I’m trying to **auto-generate and add** some kind of **furigana** to essentially plain text files, the output formatting doesn’t have to precisely conform to anything in particular, I’ll just post-process.
I’m Ok with text manipulation, working with html or with subtitle srs, vtt, ass etc files. I can take these files and add or remove tags as necessary.
Ultimately I want to take some vtt subtitle files in bulk that I downloaded from Netflix (there are chrome extensions etc that allow you to do this) and add furigana. If the furigana is added in brackets, or <ruby> tags /anything is fine, but the point is I have 100+ essentially plain(ish) text files and I want to add some kind of hiragana/ furigana information to supplement the kanji information. So working in bulk, scripting, command-line style processing would be ideal.
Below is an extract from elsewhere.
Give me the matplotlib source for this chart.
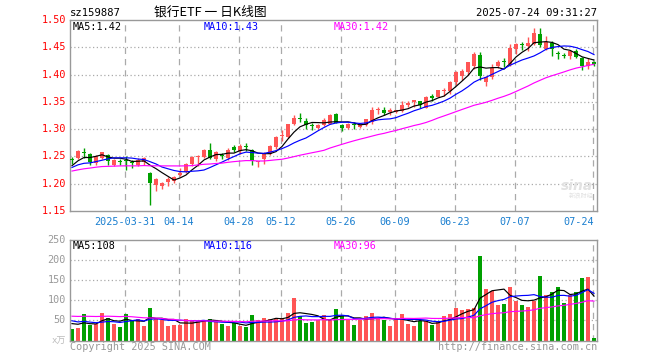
import matplotlib
matplotlib.use('Agg')
import matplotlib.pyplot as plt
import numpy as np
import pandas as pd

# ---------------- data ----------------
holidays = ['2025-04-04', '2025-05-01', '2025-05-02', '2025-05-05', '2025-06-02']
dates = [d.strftime('%Y-%m-%d') for d in pd.bdate_range('2025-03-18', '2025-07-24')
         if d.strftime('%Y-%m-%d') not in holidays]

opens = [1.245, 1.247, 1.257, 1.255, 1.238, 1.248, 1.252, 1.235, 1.2405, 1.242,
         1.240, 1.2335, 1.239, 1.2195, 1.198, 1.196, 1.2023, 1.205, 1.2155, 1.222,
         1.237, 1.2495, 1.2495, 1.262, 1.2445, 1.2515, 1.2465, 1.2665, 1.260, 1.2675,
         1.261, 1.239, 1.246, 1.255, 1.2665, 1.2875, 1.2855, 1.309, 1.3188, 1.3142,
         1.3058, 1.302, 1.3085, 1.3103, 1.328, 1.3075, 1.303, 1.3078, 1.3045, 1.3075,
         1.313, 1.3345, 1.335, 1.332, 1.3305, 1.334, 1.344, 1.350, 1.3507, 1.3396,
         1.358, 1.3592, 1.3695, 1.369, 1.3855, 1.3977, 1.4038, 1.4161, 1.4357, 1.3867,
         1.3959, 1.4161, 1.4225, 1.4191, 1.4466, 1.4545, 1.4527, 1.4558, 1.4741, 1.4467,
         1.4577, 1.4378, 1.4346, 1.4332, 1.4436, 1.431, 1.4148, 1.4205]
highs = [1.249, 1.262, 1.265, 1.257, 1.253, 1.259, 1.254, 1.245, 1.245, 1.251,
         1.243, 1.247, 1.249, 1.222, 1.210, 1.204, 1.2115, 1.2145, 1.228, 1.238,
         1.250, 1.2524, 1.264, 1.275, 1.260, 1.256, 1.265, 1.271, 1.272, 1.275,
         1.263, 1.242, 1.258, 1.271, 1.288, 1.298, 1.310, 1.326, 1.329, 1.320,
         1.312, 1.310, 1.320, 1.328, 1.330, 1.310, 1.312, 1.313, 1.310, 1.319,
         1.341, 1.341, 1.341, 1.339, 1.3355, 1.352, 1.352, 1.3535, 1.352, 1.360,
         1.364, 1.372, 1.375, 1.3875, 1.407, 1.410, 1.4234, 1.4405, 1.442, 1.3965,
         1.4191, 1.427, 1.4295, 1.456, 1.4576, 1.459, 1.468, 1.4846, 1.4846, 1.471,
         1.462, 1.4436, 1.440, 1.4454, 1.446, 1.432, 1.4295, 1.424]
lows = [1.237, 1.245, 1.247, 1.235, 1.235, 1.246, 1.235, 1.233, 1.234, 1.226,
        1.228, 1.232, 1.234, 1.161, 1.187, 1.190, 1.195, 1.2005, 1.2145, 1.219,
        1.233, 1.233, 1.247, 1.245, 1.242, 1.246, 1.244, 1.258, 1.254, 1.260,
        1.235, 1.230, 1.236, 1.253, 1.264, 1.2787, 1.284, 1.308, 1.314, 1.2995,
        1.299, 1.301, 1.306, 1.309, 1.311, 1.296, 1.300, 1.2995, 1.303, 1.3065,
        1.309, 1.328, 1.3265, 1.3265, 1.329, 1.332, 1.341, 1.341, 1.339, 1.338,
        1.351, 1.358, 1.361, 1.3645, 1.380, 1.390, 1.399, 1.411, 1.390, 1.3794,
        1.3916, 1.4124, 1.4131, 1.416, 1.4375, 1.4454, 1.443, 1.454, 1.450, 1.4455,
        1.4345, 1.428, 1.4295, 1.428, 1.430, 1.408, 1.410, 1.415]
closes = [1.244, 1.260, 1.256, 1.240, 1.251, 1.258, 1.241, 1.244, 1.240, 1.241,
          1.238, 1.243, 1.247, 1.201, 1.209, 1.2015, 1.209, 1.213, 1.220, 1.236,
          1.249, 1.2505, 1.262, 1.247, 1.2585, 1.251, 1.262, 1.262, 1.270, 1.267,
          1.241, 1.2405, 1.257, 1.2696, 1.286, 1.288, 1.309, 1.320, 1.3185, 1.3085,
          1.3052, 1.3078, 1.3175, 1.326, 1.312, 1.3025, 1.3088, 1.3075, 1.3085, 1.318,
          1.3351, 1.3348, 1.3287, 1.3323, 1.3348, 1.3443, 1.347, 1.3532, 1.3434, 1.3598,
          1.3578, 1.3715, 1.3702, 1.386, 1.4055, 1.4069, 1.4222, 1.4375, 1.3977, 1.3947,
          1.4112, 1.4234, 1.4222, 1.4485, 1.4558, 1.454, 1.4576, 1.476, 1.454, 1.4601,
          1.4467, 1.4375, 1.4344, 1.4436, 1.4315, 1.416, 1.4222, 1.420]
volumes = [28, 32, 66, 39, 41, 68, 57, 41, 33, 66,
           51, 53, 36, 81, 55, 52, 36, 38, 38, 53,
           51, 49, 49, 53, 47, 41, 36, 43, 36, 33,
           63, 51, 56, 53, 53, 57, 68, 106, 61, 43,
           46, 51, 63, 52, 78, 61, 52, 38, 52, 61,
           68, 57, 52, 36, 55, 66, 41, 36, 49, 49,
           38, 47, 61, 66, 82, 76, 78, 81, 209, 128,
           123, 88, 91, 133, 99, 88, 83, 99, 161, 113,
           121, 132, 94, 112, 121, 155, 157, 7]

# closes / volumes before the visible window (estimated from the MA lines)
prior_closes = [1.195, 1.198, 1.200, 1.203, 1.222, 1.230, 1.232, 1.229, 1.236, 1.240,
                1.242, 1.232, 1.215, 1.208, 1.205, 1.210, 1.214, 1.222, 1.230, 1.236,
                1.212, 1.228, 1.232, 1.228, 1.233, 1.215, 1.226, 1.240, 1.240]
prior_volumes = [48, 55, 45, 52, 58, 44, 56, 50, 47,
                 80, 95, 72, 88, 70, 85, 78, 65, 90, 75, 70,
                 60, 52, 58, 55, 55,
                 40, 48, 50, 44]

tick_labels = ['2025-03-31', '04-14', '04-28', '05-12', '05-26', '06-09', '06-23', '07-07', '07-24']
tick_dates = ['2025-03-31', '2025-04-14', '2025-04-28', '2025-05-12', '2025-05-26',
              '2025-06-09', '2025-06-23', '2025-07-07', '2025-07-24']

price_ticks = [1.15, 1.20, 1.25, 1.30, 1.35, 1.40, 1.45, 1.50]
vol_ticks = [50, 100, 150, 200, 250]

title_code = 'sz159887'
title_main = '银行ETF 一 日K线图'
timestamp = '2025-07-24 09:31:27'
ma_price_text = ['MA5:1.42', 'MA10:1.43', 'MA30:1.42']
ma_vol_text = ['MA5:108', 'MA10:116', 'MA30:96']

# ---------------- style ----------------
W, H = 660, 360
RED = '#ff5555'
GREEN = '#00a000'
GRID = '#aaaaaa'
FRAME = '#999999'
MONO = 'DejaVu Sans Mono'
MA_COLORS = ['#000000', '#0000ff', '#ff00ff']

fig = plt.figure(figsize=(W / 100, H / 100), dpi=100)
fig.patch.set_facecolor('white')


def px_axes(x0, y0, x1, y1):
    return fig.add_axes([x0 / W, 1 - y1 / H, (x1 - x0) / W, (y1 - y0) / H])


def ftext(x, y, s, **kw):
    fig.text(x / W, 1 - y / H, s, **kw)


ax = px_axes(70, 20, 597, 211)
axv = px_axes(70, 240, 597, 340.5)

n = len(dates)
xs = np.arange(n)
o = np.array(opens); h = np.array(highs); l = np.array(lows); c = np.array(closes)
v = np.array(volumes)
up = c >= o
cols = np.where(up, RED, GREEN)

xlim = (-1 / 3, 87.5)
tick_idx = [dates.index(d) for d in tick_dates]

for a in (ax, axv):
    a.set_xlim(*xlim)
    a.set_xticks([])
    a.set_yticks([])
    for s in a.spines.values():
        s.set_color(FRAME)
        s.set_linewidth(1.0)
    for ti in tick_idx:
        a.axvline(ti - 0.25, color=GRID, lw=0.9, ls=(0, (5, 4)), zorder=0)

ax.set_ylim(1.15, 1.50)
for p in price_ticks[1:-1]:
    ax.axhline(p, color=GRID, lw=0.9, ls=(0, (1, 2)), zorder=0)
axv.set_ylim(0, 250)
for t in vol_ticks[:-1]:
    axv.axhline(t, color=GRID, lw=0.9, ls=(0, (1, 2)), zorder=0)

# candles
bw = 0.78
onepx = 0.35 / 191
ax.vlines(xs, l, h, colors=cols, lw=1.0, zorder=2)
body_bottom = np.minimum(o, c)
body_h = np.maximum(np.abs(c - o), onepx * 1.2)
ax.bar(xs, body_h, bottom=body_bottom, width=bw, color=cols, linewidth=0, zorder=3)

# price MAs
full_c = pd.Series(list(prior_closes) + list(closes))
for win, col in zip([5, 10, 30], MA_COLORS):
    ma = full_c.rolling(win).mean().values[-n:]
    ax.plot(xs, ma, color=col, lw=0.85, zorder=4)

# volume bars
axv.bar(xs, v, width=0.82, color=cols, linewidth=0, zorder=2)
full_v = pd.Series(list(prior_volumes) + list(volumes))
for win, col in zip([5, 10, 30], MA_COLORS):
    ma = full_v.rolling(win).mean().values[-n:]
    axv.plot(xs, ma, color=col, lw=0.85, zorder=3)

# ---------------- texts ----------------
fs = 7.3
ftext(70, 13, title_code, fontsize=7.6, family=MONO, va='center', ha='left', color='#000000')
ftext(210, 12.5, title_main, fontsize=9.2, family=['Noto Sans CJK SC', 'DejaVu Sans'],
      va='center', ha='center', color='#000000')
ftext(597, 13, timestamp, fontsize=7.6, family=MONO, va='center', ha='right', color='#000000')

for txt, xx, col in zip(ma_price_text, [73, 204, 334], MA_COLORS):
    ftext(xx, 27, txt, fontsize=fs, family=MONO, va='center', ha='left', color=col)
for txt, xx, col in zip(ma_vol_text, [73, 204, 334], MA_COLORS):
    ftext(xx, 246, txt, fontsize=fs, family=MONO, va='center', ha='left', color=col)

for p in price_ticks:
    y = 211 - (p - 1.15) / 0.35 * 191
    ftext(66, y, f'{p:.2f}', fontsize=fs, family=MONO, va='center', ha='right', color='#ff0000')
for t in vol_ticks:
    y = 340.3 - t * 0.4
    ftext(66, y, f'{t}', fontsize=fs, family=MONO, va='center', ha='right', color='#999999')
ftext(66, 341, 'x万', fontsize=6.5, family=['DejaVu Sans Mono', 'Noto Sans CJK SC'],
      va='center', ha='right', color='#bbbbbb')

for lab, ti in zip(tick_labels, tick_idx):
    xpix = 70 + (ti - 0.25 - xlim[0]) / (xlim[1] - xlim[0]) * 527
    ha = 'center'
    if lab == tick_labels[-1]:
        xpix = 594
        ha = 'right'
    ftext(xpix, 222, lab, fontsize=fs, family=MONO, va='center', ha=ha, color='#1a7fd0')

ftext(70, 347, 'Copyright 2025 SINA.COM', fontsize=fs, family=MONO, va='center',
      ha='left', color='#999999')
ftext(597, 347, 'http://finance.sina.com.cn', fontsize=fs, family=MONO, va='center',
      ha='right', color='#999999')

# watermark
ftext(577, 186, 'sina', fontsize=10, family='DejaVu Sans', style='italic', weight='bold',
      va='center', ha='center', color='#e2e2e2')
ftext(581, 196, '新浪财经', fontsize=4.5, family=['Noto Sans CJK SC'], va='center',
      ha='center', color='#e2e2e2')

fig.savefig('out.png', dpi=100)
I know there are websites that allow kanji to furigana conversion, and browser extensions, and anki add-ons… these aren’t what I want because I’m not dealing with a single webpage or anki deck and I don’t want to copy and paste many many times to a website etc for online conversion… so that’s not quite what I want.
And I know the there are programming libraries, mostly I see recommendations of MECAB and variants/wrappers. Which are probably used at the back-end of the above websites and extensions.
… but is there actually any windows/Linux command line script or application where I can put a plain text file or similar (srt/ass/vtt subtitle) and get furigana output in any format?
I don’t mind a little coding or scripting but I don’t want to reinvent the wheel and code a lot to get multiple libraries working together in a complex way if I don’t need to for a problem that’s been essential solved many times before (for websites and anki extensions and browser extensions) if I don’t need to.
Any advice? For instance if MECAB is the best tool for the job (I’m not sure) is there any simple command line use of MECAB?
[edit: clarify auto-generate]
by bgaskin